Il n’en reste pas moins que la communauté doit faire «profil bas». Il lui est ainsi interdit de pratiquer son culte devant des audiences musulmanes.
Quelles relations avec Israël ?
Pour autant, le nœud du problème reste le lien avec Israël. «Lorsqu’on est juif en Iran, le plus dur est de subir la mauvaise compréhension du problème israélo-palestinien. Beaucoup de juifs iraniens souffrent d’animosités à leur égard à cause de cet amalgame», témoignait en 2012 l’un d’entre eux dans Le Point.
Dans ce contexte, les voyages en Israël sont interdits. Ils sont mêmes passibles de cinq ans de prison. Pour autant, «comme souvent en Orient, quand il s’agit de la sphère privée, la règle n’est pas vraiment respectée», selon l’article du Monde déjà cité. Il suffit de prendre deux avions, «en passant par une escale "alibi" comme la Turquie, et les douaniers israéliens apposent les cachets d’entrée et de sortie sur une feuille de passeport "volante"».
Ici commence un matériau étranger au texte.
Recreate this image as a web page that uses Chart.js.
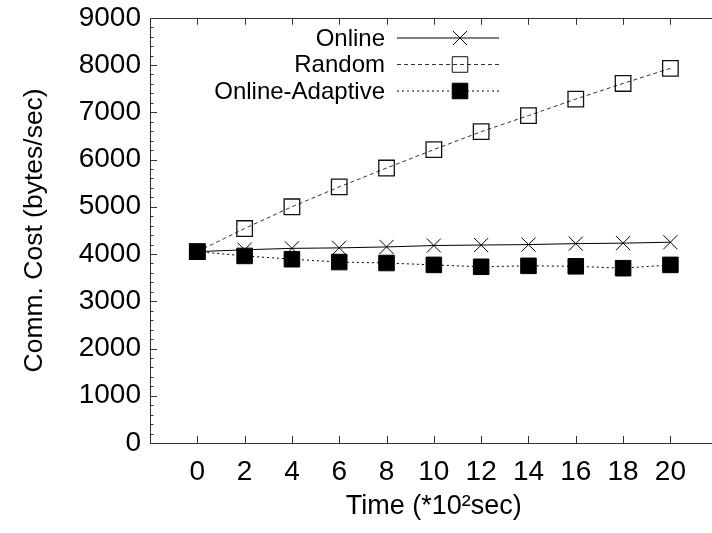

Au-delà, un juif iranien doit apprendre à pratiquer l’esquive et l’art de la dialectique… Par exemple sur l’Holocauste. En témoigne ce fidèle dont les propos ont été recueillis par Le Monde lors d’une fête religieuse. Interrogé sur ce très délicat sujet, celui-ci «balbutie, tétanisé : "Nous n’avons pas beaucoup d’informations sur l’Holocauste. Cet évènement s’est apparemment passé pendant la deuxième guerre mondiale. Comme nous étions en Iran, loin du conflit mondial, et que l’Iran était un pays neutre, nous ne pouvons pas savoir ce qui s’est passé en Allemagne"»…
Il n’est donc pas forcément facile d’être juif dans la République islamique. Le climat nouveau engendré par les propos de Mohamed Rohani est-il alors susceptible de faire évoluer la situation d’une communauté séculaire ? «La réalité de la civilité iranienne à l’égard des juifs en dit plus sur l’Iran, sa civilisation et sa culture, que toute la rhétorique enflammée» de l’ère Ahmadinejad, ose croire le journaliste américain Roger Cohen. Même s’il est encore trop tôt pour le dire, une page est peut-être en train de se tourner.